Ode to a Nightingale

My heart aches, and a drowsy numbness pains

        My sense, as though of hemlock I had drunk,

Or emptied some dull opiate to the drains

        One minute past, and Lethe-wards had sunk:

'Tis not through envy of thy happy lot,

        But being too happy in thine happiness,—

               That thou, light-winged Dryad of the trees

                       In some melodious plot

        Of beechen green, and shadows numberless,

               Singest of summer in full-throated ease.

O, for a draught of vintage! that hath been

        Cool'd a long age in the deep-delved earth,

Tasting of Flora and the country green,

        Dance, and Provençal song, and sunburnt mirth!

O for a beaker full of the warm South,

        Full of the true, the blushful Hippocrene,

               With beaded bubbles winking at the brim,

                       And purple-stained mouth;

        That I might drink, and leave the world unseen,

               And with thee fade away into the forest dim:

Fade far away, dissolve, and quite forget

        What thou among the leaves hast never known,

The weariness, the fever, and the fret

        Here, where men sit and hear each other groan;

Where palsy shakes a few, sad, last gray hairs,

        Where youth grows pale, and spectre-thin, and dies;

               Where but to think is to be full of sorrow

                       And leaden-eyed despairs,

        Where Beauty cannot keep her lustrous eyes,

               Or new Love pine at them beyond to-morrow.

Away! away! for I will fly to thee,

        Not charioted by Bacchus and his pards,

But on the viewless wings of Poesy,

        Though the dull brain perplexes and retards:

Already with thee! tender is the night,

        And haply the Queen-Moon is on her throne,

               Cluster'd around by all her starry Fays;

                       But here there is no light,

        Save what from heaven is with the breezes blown

               Through verdurous glooms and winding mossy ways.

I cannot see what flowers are at my feet,

        Nor what soft incense hangs upon the boughs,

But, in embalmed darkness, guess each sweet

        Wherewith the seasonable month endows

The grass, the thicket, and the fruit-tree wild;

        White hawthorn, and the pastoral eglantine;

               Fast fading violets cover'd up in leaves;

                       And mid-May's eldest child,

        The coming musk-rose, full of dewy wine,

               The murmurous haunt of flies on summer eves.

Darkling I listen; and, for many a time

        I have been half in love with easeful Death,

Call'd him soft names in many a mused rhyme,

        To take into the air my quiet breath;

               Now more than ever seems it rich to die,

        To cease upon the midnight with no pain,

               While thou art pouring forth thy soul abroad

                       In such an ecstasy!

        Still wouldst thou sing, and I have ears in vain—

                  To thy high requiem become a sod.

Thou wast not born for death, immortal Bird!

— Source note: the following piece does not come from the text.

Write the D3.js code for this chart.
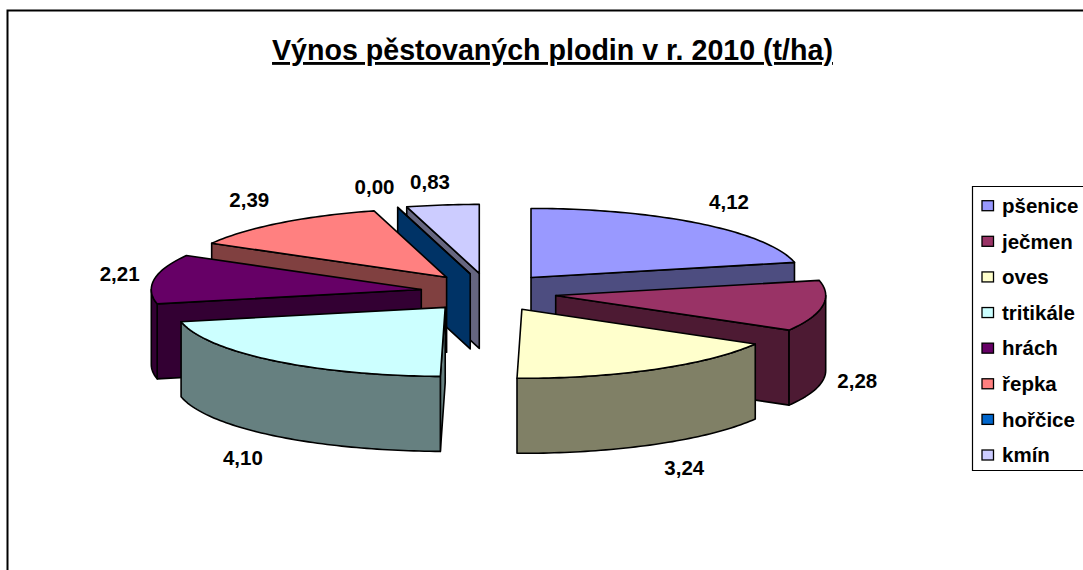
<!DOCTYPE html>
<html>
<head>
<meta charset="utf-8">
<script src="https://cdn.jsdelivr.net/npm/d3@7"></script>
<style>
  html, body { margin: 0; padding: 0; background: #fff; overflow: hidden; }
  text { font-family: "Liberation Sans", Arial, sans-serif; font-weight: bold; fill: #000; }
</style>
</head>
<body>
<svg id="chart" width="1083" height="570"></svg>
<script>
// Chart data
const titleText = "Výnos pěstovaných plodin v r. 2010 (t/ha)";
const crops = ["pšenice", "ječmen", "oves", "tritikále", "hrách", "řepka", "hořčice", "kmín"];
const yields = [4.12, 2.28, 3.24, 4.10, 2.21, 2.39, 0.00, 0.83];
const topColors = ["#9999FF", "#993366", "#FFFFCC", "#CCFFFF", "#660066", "#FF8080", "#0066CC", "#CCCCFF"];
const wallColors = ["#4D4D80", "#4D1A33", "#808066", "#668080", "#330033", "#804040", "#003366", "#666680"];

// Pie geometry
const cx = 488.5, cy = 292.5;
const rx = 270, ry = 69, depth = 75;
const explodeX = 68, explodeY = 19.3;
const labelNudge = [[0, 2], [-2, -11], [4, -1], [-1, -2], [2, 6], [-2, 1], [-4, 3], [1, 1]];

const svg = d3.select("#chart");

// Outer frame, runs off the right and bottom of the picture
svg.append("path")
  .attr("d", "M7.5,600V10.5H1100")
  .attr("fill", "none")
  .attr("stroke", "#000")
  .attr("stroke-width", 2);

svg.append("text")
  .attr("x", 552.5)
  .attr("y", 60)
  .attr("text-anchor", "middle")
  .attr("font-size", 28.6)
  .attr("text-decoration", "underline")
  .text(titleText);

const pie = d3.pie().sort(null).value(d => d.value);
const slices = pie(crops.map((name, i) => ({ name, value: yields[i], i })));

// Project an angle on the tilted pie, relative to a slice's own centre
const sx = a => rx * Math.sin(a);
const sy = a => -ry * Math.cos(a);
const line = d3.line();

function arcPoints(x0, y0, a0, a1, dy) {
  const n = Math.max(2, Math.ceil((a1 - a0) / 0.02));
  return d3.range(n + 1).map(k => {
    const a = a0 + (a1 - a0) * k / n;
    return [x0 + sx(a), y0 + sy(a) + dy];
  });
}

function drawSlice(s) {
  const i = s.data.i;
  const mid = (s.startAngle + s.endAngle) / 2;
  const x0 = cx + explodeX * Math.sin(mid);
  const y0 = cy - explodeY * Math.cos(mid);
  const a0 = s.startAngle, a1 = s.endAngle;
  const g = svg.append("g")
    .attr("stroke", "#000")
    .attr("stroke-width", 1.6)
    .attr("stroke-linejoin", "round");

  // Radial walls that face the viewer
  const wall = a => line([[x0, y0], [x0 + sx(a), y0 + sy(a)], [x0 + sx(a), y0 + sy(a) + depth], [x0, y0 + depth]]) + "Z";
  if (Math.sin(a0) < 0) g.append("path").attr("d", wall(a0)).attr("fill", wallColors[i]);
  if (Math.sin(a1) > 0) g.append("path").attr("d", wall(a1)).attr("fill", wallColors[i]);

  // Outer rim, only the front half of the ellipse
  const f0 = Math.max(a0, Math.PI / 2), f1 = Math.min(a1, Math.PI * 1.5);
  if (f1 > f0) {
    const rim = arcPoints(x0, y0, f0, f1, 0).concat(arcPoints(x0, y0, f0, f1, depth).reverse());
    g.append("path").attr("d", line(rim) + "Z").attr("fill", wallColors[i]);
  }

  // Top face
  const top = [[x0, y0]].concat(arcPoints(x0, y0, a0, a1, 0));
  g.append("path").attr("d", line(top) + "Z").attr("fill", topColors[i]);

  // Value label outside the slice
  const sm = Math.sin(mid), cm = Math.cos(mid);
  const lx = x0 + sx(mid) + Math.sign(sm) * 37 * Math.sqrt(Math.abs(sm)) + labelNudge[i][0];
  const ly = y0 + sy(mid) + (cm < 0 ? depth : 0) - Math.sign(cm) * 24 * Math.min(1, Math.abs(cm) * 3) + labelNudge[i][1];
  labels.push({ x: lx, y: ly, text: d3.format(".2f")(s.data.value).replace(".", ",") });
}

// Back slices first so the front ones cover them
const labels = [];
const paintOrder = [7, 6, 5, 4, 0, 1, 2, 3];
paintOrder.forEach(i => drawSlice(slices[i]));

svg.append("g").selectAll("text")
  .data(labels)
  .join("text")
  .attr("x", d => d.x)
  .attr("y", d => d.y)
  .attr("dy", "0.35em")
  .attr("text-anchor", "middle")
  .attr("font-size", 20.5)
  .text(d => d.text);

// Legend
const legendY = d3.scalePoint().domain(crops).range([205.7, 455]);
const legend = svg.append("g");
legend.append("path")
  .attr("d", "M1100,186.5H972.5V470.5H1100")
  .attr("fill", "#fff")
  .attr("stroke", "#000")
  .attr("stroke-width", 1.2);

const rows = legend.selectAll("g.row")
  .data(crops)
  .join("g")
  .attr("class", "row")
  .attr("transform", d => `translate(0,${legendY(d)})`);

rows.append("rect")
  .attr("x", 982)
  .attr("y", -5)
  .attr("width", 11.5)
  .attr("height", 10)
  .attr("fill", (d, i) => topColors[i])
  .attr("stroke", "#000")
  .attr("stroke-width", 1.3);

rows.append("text")
  .attr("x", 1002)
  .attr("dy", "0.35em")
  .attr("font-size", 20.5)
  .text(d => d);
</script>
</body>
</html>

        No hungry generations tread thee down;

The voice I hear this passing night was heard

        In ancient days by emperor and clown:

Perhaps the self-same song that found a path

        Through the sad heart of Ruth, when, sick for home,

               She stood in tears amid the alien corn;

                       The same that oft-times hath

        Charm'd magic casements, opening on the foam

               Of perilous seas, in faery lands forlorn.

Forlorn! the very word is like a bell

        To toll me back from thee to my sole self!

Adieu! the fancy cannot cheat so well

        As she is fam'd to do, deceiving elf.

Adieu! adieu! thy plaintive anthem fades

        Past the near meadows, over the still stream,

               Up the hill-side; and now 'tis buried deep

                       In the next valley-glades:

        Was it a vision, or a waking dream?

               Fled is that music:—Do I wake or sleep?